Telle est la thèse de M. Guyau dans son chapitre sur Spinoza. Hormis l’idée d’évolution ou de progrès, qui en est absente, l’Éthique lui paraît contenir toutes les idées fondamentales de l’utilitarisme contemporain, dominées et éclairées par les principes d’une métaphysique rationaliste. On sait en effet que le bien, pour Spinoza, c’est l’utile, mais que cela seul, selon lui, est utile à l’homme qui accroît sa puissance, sa science, son union avec ses semblables et avec la nature ou avec Dieu, c’est-à-dire au fond la sagesse et la vertu.
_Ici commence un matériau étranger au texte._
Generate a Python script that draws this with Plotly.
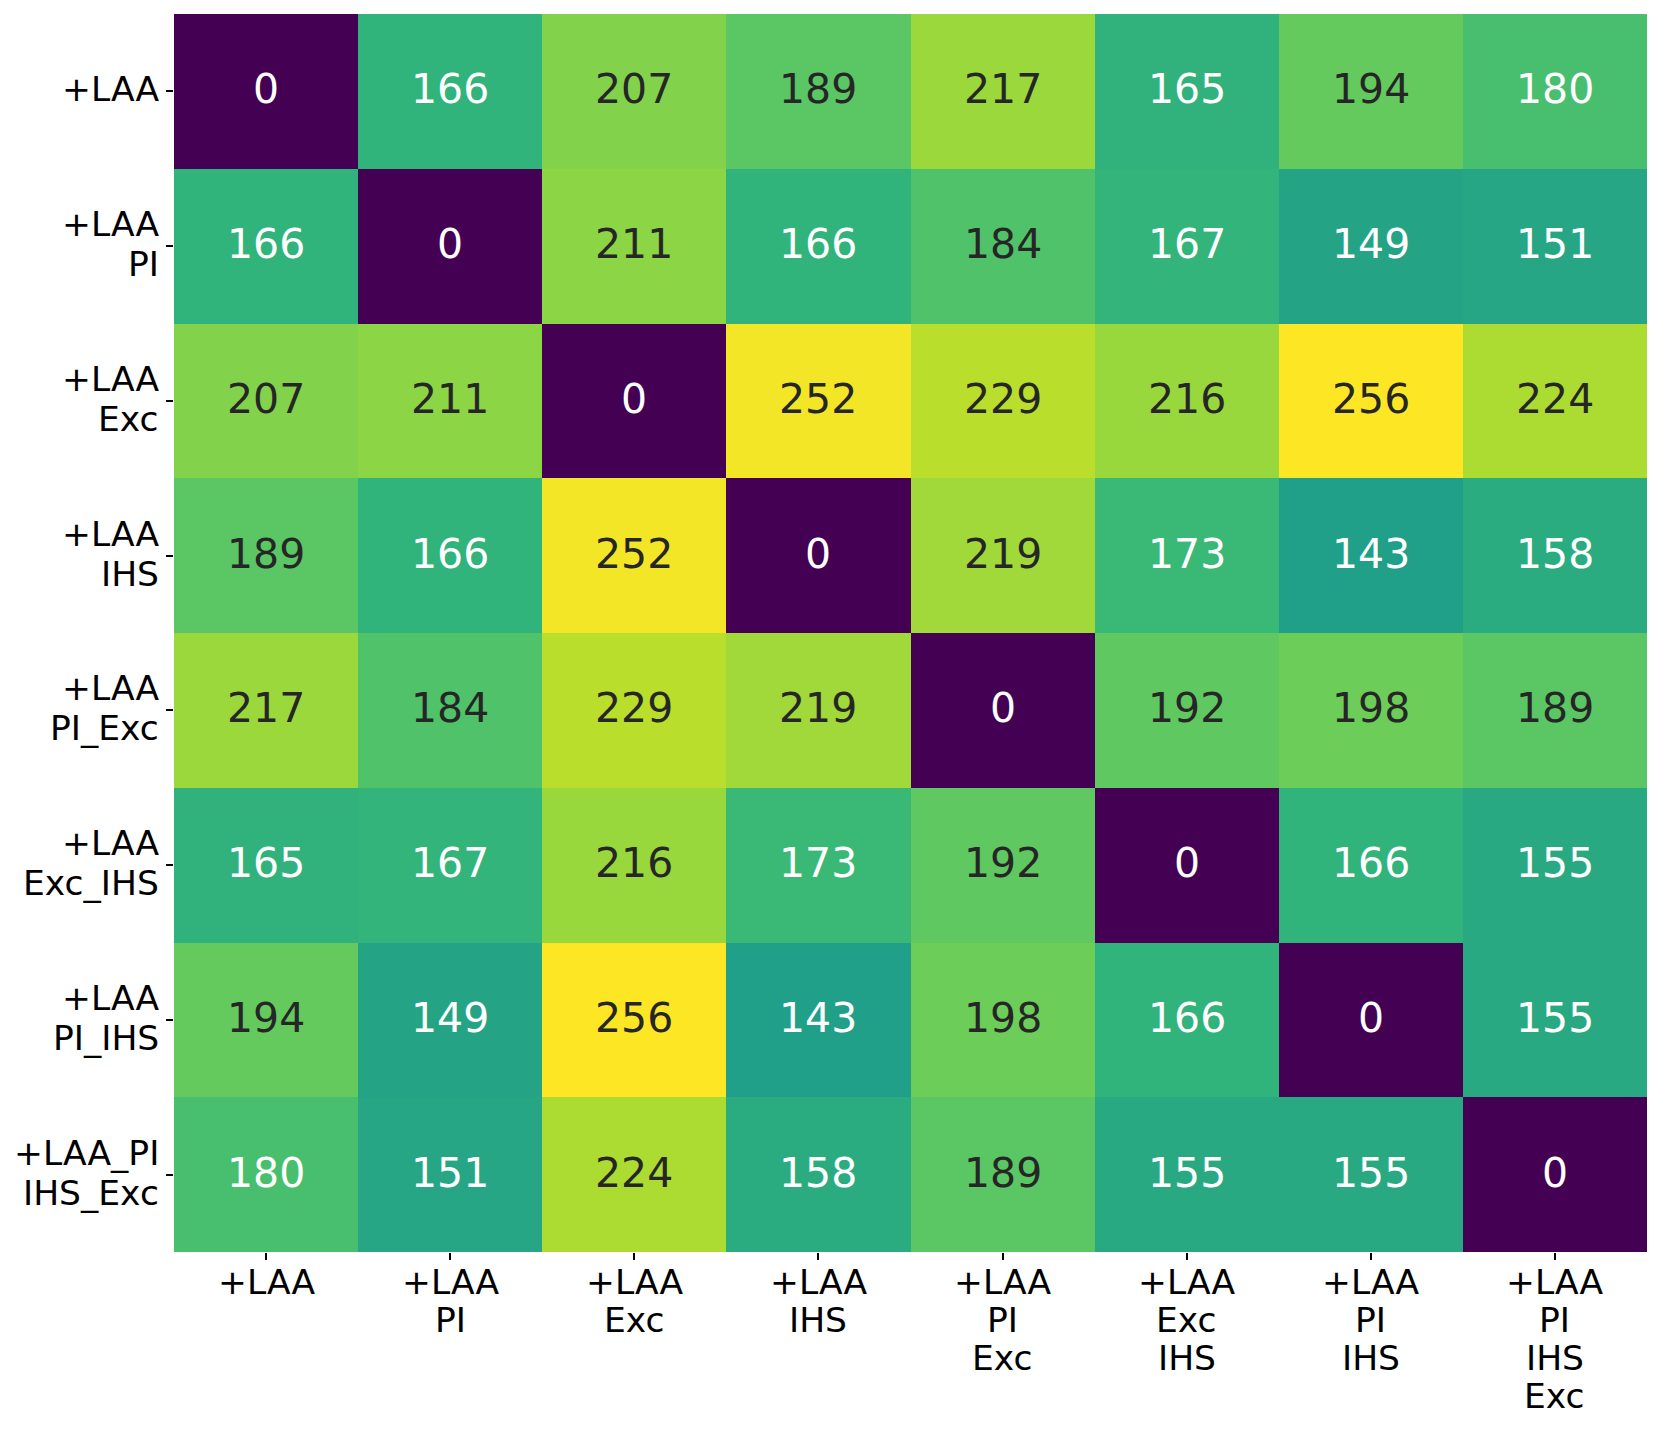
import plotly.graph_objects as go
from plotly.colors import sample_colorscale, unlabel_rgb

x_labels = ["+LAA", "+LAA<br>PI", "+LAA<br>Exc", "+LAA<br>IHS", "+LAA<br>PI<br>Exc",
            "+LAA<br>Exc<br>IHS", "+LAA<br>PI<br>IHS", "+LAA<br>PI<br>IHS<br>Exc"]
y_labels = ["+LAA", "+LAA<br>PI", "+LAA<br>Exc", "+LAA<br>IHS", "+LAA<br>PI_Exc",
            "+LAA<br>Exc_IHS", "+LAA<br>PI_IHS", "+LAA_PI<br>IHS_Exc"]

row_laa = [0, 166, 207, 189, 217, 165, 194, 180]
row_pi = [166, 0, 211, 166, 184, 167, 149, 151]
row_exc = [207, 211, 0, 252, 229, 216, 256, 224]
row_ihs = [189, 166, 252, 0, 219, 173, 143, 158]
row_pi_exc = [217, 184, 229, 219, 0, 192, 198, 189]
row_exc_ihs = [165, 167, 216, 173, 192, 0, 166, 155]
row_pi_ihs = [194, 149, 256, 143, 198, 166, 0, 155]
row_all = [180, 151, 224, 158, 189, 155, 155, 0]
z = [row_laa, row_pi, row_exc, row_ihs, row_pi_exc, row_exc_ihs, row_pi_ihs, row_all]

zmin, zmax = 0, 256
xi = list(range(len(x_labels)))
yi = list(range(len(y_labels)))

FONT = "DejaVu Sans"
TICK_SIZE = 34.5
CELL_SIZE = 41

fig = go.Figure(go.Heatmap(
    z=z, x=xi, y=yi, colorscale="Viridis", zmin=zmin, zmax=zmax,
    showscale=False, hoverinfo="skip",
))


def lum(rgb):
    vals = []
    for c in rgb:
        c = c / 255.0
        vals.append(c / 12.92 if c <= 0.03928 else ((c + 0.055) / 1.055) ** 2.4)
    return 0.2126 * vals[0] + 0.7152 * vals[1] + 0.0722 * vals[2]


annotations = []
for r, row in enumerate(z):
    for c, v in enumerate(row):
        col = sample_colorscale("Viridis", [(v - zmin) / (zmax - zmin)])[0]
        tc = "#262626" if lum(unlabel_rgb(col)) > 0.408 else "#ffffff"
        annotations.append(dict(x=c, y=r, xref="x", yref="y", text=str(v),
                                showarrow=False, xanchor="center", yanchor="middle",
                                yshift=2,
                                font=dict(size=CELL_SIZE, color=tc, family=FONT)))

# x tick labels (centered lines below the axis)
for c, lab in enumerate(x_labels):
    for i, line in enumerate(lab.split("<br>")):
        annotations.append(dict(x=c, y=0, xref="x", yref="paper", text=line,
                                showarrow=False, xanchor="center", yanchor="top",
                                yshift=-(8 + i * 38),
                                font=dict(size=TICK_SIZE, color="#000000", family=FONT)))

# y tick labels (right-aligned lines, block centred on the tick)
for r, lab in enumerate(y_labels):
    lines = lab.split("<br>")
    n = len(lines)
    for i, line in enumerate(lines):
        annotations.append(dict(x=0, y=r, xref="paper", yref="y", text=line,
                                showarrow=False, xanchor="right", yanchor="middle",
                                xshift=-13, yshift=2 - (i - (n - 1) / 2) * 40,
                                font=dict(size=TICK_SIZE, color="#000000", family=FONT)))

fig.update_layout(
    width=1654, height=1423,
    margin=dict(l=166, r=15, t=6, b=179),
    plot_bgcolor="white", paper_bgcolor="white",
    font=dict(family=FONT, size=TICK_SIZE, color="#000000"),
    annotations=annotations,
)
fig.update_xaxes(tickmode="array", tickvals=xi, ticks="outside", showticklabels=False,
                 ticklen=7, tickwidth=1.5, tickcolor="#000000", showgrid=False,
                 zeroline=False, showline=False, range=[-0.5, 7.5], automargin=False)
fig.update_yaxes(tickmode="array", tickvals=yi, ticks="outside", showticklabels=False,
                 ticklen=7, tickwidth=1.5, tickcolor="#000000", showgrid=False,
                 zeroline=False, showline=False, range=[7.5, -0.5], automargin=False)

fig.write_html("out.html")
Comme Bentham et Stuart Mill, M. Guyau attribue une extrême importance à un penseur souvent dédaigné ou peu connu en France, Helvétius. Il fait ressortir le caractère paradoxal et pourtant logique de ses théories psychologiques et sociales, et il y voit la première ébauche de l’utilitarisme humanitaire qui devait se développer en morale et en politique non-seulement chez les penseurs français du xviiie siècle, mais chez les philosophes anglais contemporains. Helvétius, en effet, qui applique à la législation les principes de l’épicurisme, marque le passage du point de vue de l’intérêt individuel à celui de l’intérêt social.
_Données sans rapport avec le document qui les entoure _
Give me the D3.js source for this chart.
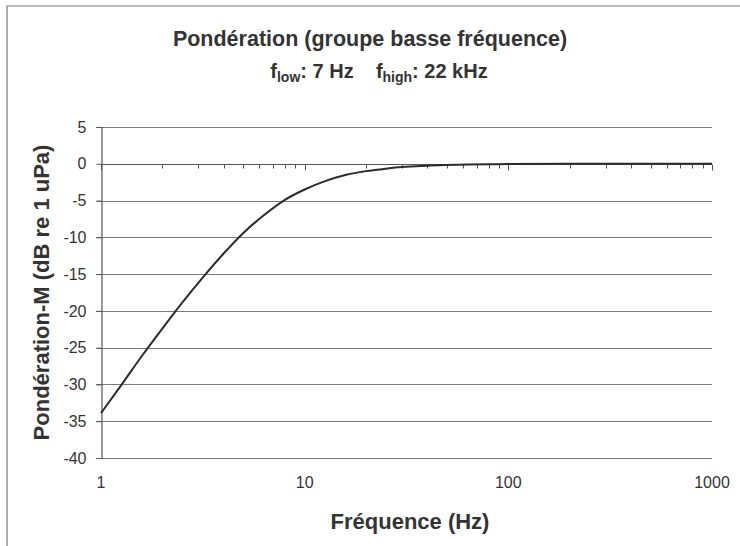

La conclusion générale de l’ouvrage, un peu sommaire peut-être, prépare l’appréciation de l’épicurisme en indiquant les progrès qu’il a accomplis ou essayés depuis Epicure jusqu’à nos jours. D’une part, le système est devenu plus cohérent et plus complet : ainsi il a renoncé, ce semble, pour toujours, à admettre la réalité du libre arbitre ; il ne voit plus dans le plaisir l’effet du repos, mais l’effet de l’activité et du mouvement ; il a développé de plus en plus en politique les thèses désormais populaires du contrat social et du progrès historique ; enfin, il est demeuré fidèle à son hostilité contre les idées religieuses. D’autre part, il a fait des efforts souvent impuissants pour s’élever au-dessus du principe de l’égoïsme pur jusqu’à la conception du désintéressement véritable. L’école anglaise paraît surtout avoir compris l’insuffisance de l’égoïsme : a-t-elle pu la combler sans sortir des limites où la circonscrivent les principes généraux du système utilitaire ? C’est une question à laquelle M. Guyau ne répond pas ou dont il réserve la réponse pour la seconde partie de son histoire de l’utilitarisme : la Morale anglaise contemporaine.